I don't understand why you would multiply functionality risk and
complexity. They're probably more additive than multiplicative, since
in a per-subsystem view, risk caused by functionality and complexity
of the implementation are often completely separate. For example, the
userfaultfd subsystem introduces functionality risk by allowing
attackers to arbitrarily pause the kernel at any copy_from_user()
call, but that doesn't combine with the complexity of the userfaultfd
subsystem, but with the complexity of all copy_from_user() callers
everywhere across the kernel.

> This will (hopefully) be helpful to identify risk areas in the kernel and provide user space developers with an measurement that can help design secure software and sandboxing features.

I'm not sure whether this would really be all that helpful for
userspace sandboxing decisions - as far as I know, userspace normally
isn't in a position where it can really choose which syscalls it wants
to use, but instead the choice of syscalls to use is driven by the
requirements that userspace has. If you tell userspace that write()
can hit tons of kernel code, it's not like userspace can just stop
using write(); and if you then also tell userspace that pwrite() can
also hit a lot of kernel code, that may be misinterpreted as meaning
that pwrite() adds lots of risk while actually, write() and pwrite()
reach (almost) the same areas of code. Also, the areas of code that a
syscall like write() can hit depend hugely on file system access
policies.

I also don't think that doing something like this on a per-syscall
basis would be very beneficial for informing something like priorities
for auditing kernel code; only a small chunk of the kernel even has
its own syscalls, while most of it receives commands through
more-or-less generic syscalls that are then plumbed through.
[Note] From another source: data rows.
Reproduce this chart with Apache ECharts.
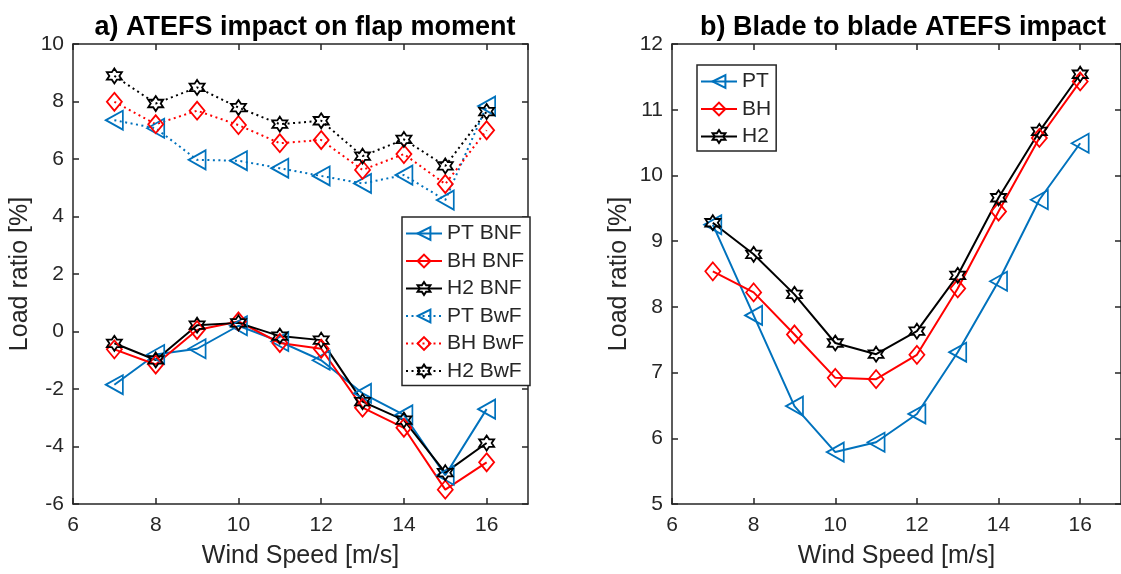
<!DOCTYPE html>
<html>
<head>
<meta charset="utf-8">
<script src="https://cdn.jsdelivr.net/npm/echarts@6/dist/echarts.min.js"></script>
<style>
  html, body { margin: 0; padding: 0; background: #fff; }
  #main { width: 1121px; height: 574px; }
</style>
</head>
<body>
<div id="main"></div>
<script>
// wind speeds, m/s
var windSpeed = [7, 8, 9, 10, 11, 12, 13, 14, 15, 16];

// a) flap moment, without flap (BNF) and with flap (BwF)
var ptBNF = [-1.85, -0.8, -0.6, 0.2, -0.35, -1.0, -2.15, -2.9, -5.0, -2.7];
var bhBNF = [-0.62, -1.15, 0.05, 0.35, -0.4, -0.6, -2.65, -3.35, -5.5, -4.55];
var h2BNF = [-0.41, -0.99, 0.22, 0.3, -0.16, -0.3, -2.44, -3.08, -4.91, -3.88];
var ptBwF = [7.35, 7.07, 5.97, 5.94, 5.68, 5.41, 5.15, 5.44, 4.57, 7.84];
var bhBwF = [7.99, 7.21, 7.68, 7.18, 6.55, 6.66, 5.62, 6.17, 5.13, 7.0];
var h2BwF = [8.89, 7.93, 8.49, 7.79, 7.21, 7.33, 6.10, 6.68, 5.76, 7.65];

// b) blade to blade
var ptB2B = [9.25, 7.87, 6.49, 5.79, 5.94, 6.37, 7.31, 8.39, 9.63, 10.49];
var bhB2B = [8.54, 8.22, 7.58, 6.92, 6.90, 7.27, 8.28, 9.45, 10.57, 11.43];
var h2B2B = [9.28, 8.80, 8.19, 7.45, 7.28, 7.63, 8.48, 9.66, 10.67, 11.54];

var chart = echarts.init(document.getElementById('main'));

var axisColor = '#262626';
var blue = '#0072BD', red = '#FF0000', black = '#000000';
var font = 'Liberation Sans';

var markers = {
  pt: { symbol: 'path://M0,10 L18,0 L18,20 Z', size: [17, 19] },
  bh: { symbol: 'diamond', size: [15, 18] },
  h2: { symbol: 'path://M0,-10 L2.89,-5 L8.66,-5 L5.77,0 L8.66,5 L2.89,5 L0,10 L-2.89,5 L-8.66,5 L-5.77,0 L-8.66,-5 L-2.89,-5 Z', size: 15 }
};

function pairs(values) {
  return windSpeed.map(function (x, i) { return [x, values[i]]; });
}

function makeSeries(name, values, color, marker, dotted, axisIdx) {
  return {
    name: name,
    type: 'line',
    xAxisIndex: axisIdx,
    yAxisIndex: axisIdx,
    data: pairs(values),
    symbol: marker.symbol,
    symbolSize: marker.size,
    lineStyle: { color: color, width: 2, type: dotted ? [2, 3.5] : 'solid' },
    itemStyle: { color: 'rgba(255,255,255,0)', borderColor: color, borderWidth: 1.8 },
    emphasis: { disabled: true }
  };
}

function bottomX(gi) {
  return {
    type: 'value', gridIndex: gi, min: 6, max: 17, interval: 2,
    axisLine: { onZero: false, lineStyle: { color: axisColor, width: 1.5 } },
    axisTick: { inside: true, length: 6, lineStyle: { color: axisColor, width: 1.5 } },
    axisLabel: { fontSize: 21, color: axisColor, margin: 11, showMaxLabel: false, fontFamily: font },
    splitLine: { show: false },
    name: 'Wind Speed [m/s]', nameLocation: 'middle', nameGap: 40,
    nameTextStyle: { fontSize: 25, color: axisColor, fontFamily: font }
  };
}

function topX(gi) {
  return {
    type: 'value', gridIndex: gi, position: 'top', min: 6, max: 17, interval: 2,
    axisLine: { onZero: false, lineStyle: { color: axisColor, width: 1.5 } },
    axisTick: { inside: true, length: 6, lineStyle: { color: axisColor, width: 1.5 } },
    axisLabel: { show: false },
    splitLine: { show: false }
  };
}

function leftY(gi, min, max, step) {
  return {
    type: 'value', gridIndex: gi, min: min, max: max, interval: step,
    axisLine: { show: true, onZero: false, lineStyle: { color: axisColor, width: 1.5 } },
    axisTick: { show: true, inside: true, length: 6, lineStyle: { color: axisColor, width: 1.5 } },
    axisLabel: { fontSize: 21, color: axisColor, margin: 9, fontFamily: font },
    splitLine: { show: false },
    name: 'Load ratio [%]', nameLocation: 'middle', nameGap: 40,
    nameTextStyle: { fontSize: 25, color: axisColor, fontFamily: font }
  };
}

function rightY(gi, min, max, step) {
  return {
    type: 'value', gridIndex: gi, position: 'right', min: min, max: max, interval: step,
    axisLine: { show: true, onZero: false, lineStyle: { color: axisColor, width: 1.5 } },
    axisTick: { show: true, inside: true, length: 6, lineStyle: { color: axisColor, width: 1.5 } },
    axisLabel: { show: false },
    splitLine: { show: false }
  };
}

function legend(names, left, top, padding) {
  return {
    data: names,
    orient: 'vertical',
    left: left, top: top,
    padding: padding,
    itemWidth: 36, itemHeight: 16, itemGap: 6.5,
    backgroundColor: '#fff',
    borderColor: axisColor, borderWidth: 1.5,
    textStyle: { fontSize: 21, color: axisColor, fontFamily: font },
    selectedMode: false
  };
}

var titleStyle = { fontSize: 27, fontWeight: 'bold', color: '#000', fontFamily: font };

var option = {
  animation: false,
  textStyle: { fontFamily: font },
  title: [
    { text: 'a) ATEFS impact on flap moment', left: 300, top: 9, textAlign: 'center', textStyle: titleStyle },
    { text: 'b) Blade to blade ATEFS impact', left: 898, top: 9, textAlign: 'center', textStyle: titleStyle }
  ],
  grid: [
    { left: 73, top: 44, width: 455, height: 460 },
    { left: 672, top: 44, width: 452, height: 461 }
  ],
  xAxis: [bottomX(0), topX(0), bottomX(1), topX(1)],
  yAxis: [leftY(0, -6, 10, 2), rightY(0, -6, 10, 2), leftY(1, 5, 12, 1), rightY(1, 5, 12, 1)],
  legend: [
    legend(['PT BNF', 'BH BNF', 'H2 BNF', 'PT BwF', 'BH BwF', 'H2 BwF'], 402, 217, [6, 6, 4, 3]),
    legend(['PT', 'BH', 'H2'], 697, 65, [6, 5, 4, 3])
  ],
  series: [
    makeSeries('PT BNF', ptBNF, blue, markers.pt, false, 0),
    makeSeries('BH BNF', bhBNF, red, markers.bh, false, 0),
    makeSeries('H2 BNF', h2BNF, black, markers.h2, false, 0),
    makeSeries('PT BwF', ptBwF, blue, markers.pt, true, 0),
    makeSeries('BH BwF', bhBwF, red, markers.bh, true, 0),
    makeSeries('H2 BwF', h2BwF, black, markers.h2, true, 0),
    makeSeries('PT', ptB2B, blue, markers.pt, false, 2),
    makeSeries('BH', bhB2B, red, markers.bh, false, 2),
    makeSeries('H2', h2B2B, black, markers.h2, false, 2)
  ]
};

chart.setOption(option);
</script>
</body>
</html>
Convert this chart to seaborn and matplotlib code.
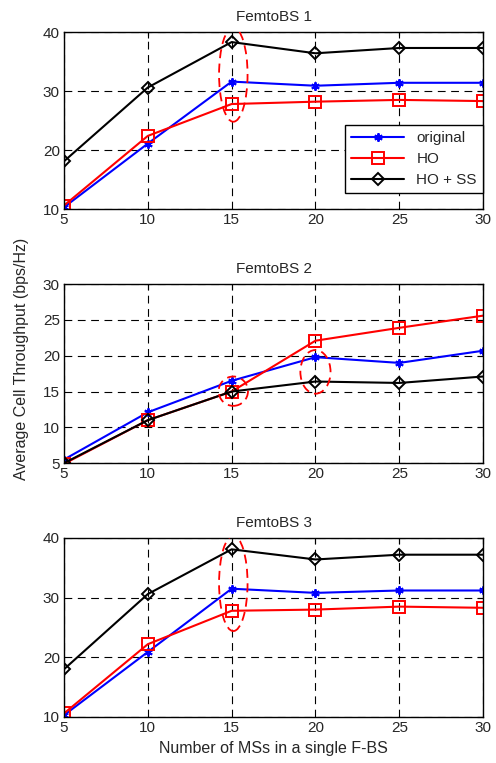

> One major aspect I am still not sure about is the challenges regarding the dynamic measure of code path execution. While it is possible to measure the cyclomatic complexity of the kernel code with existing tools, I am not sure how much value the results would have, given that this does not include the dynamic code path behind each syscall. I was thinking of using ftrace to follow and measure the execution path. Any feedback and advise on this for this would be appreciated.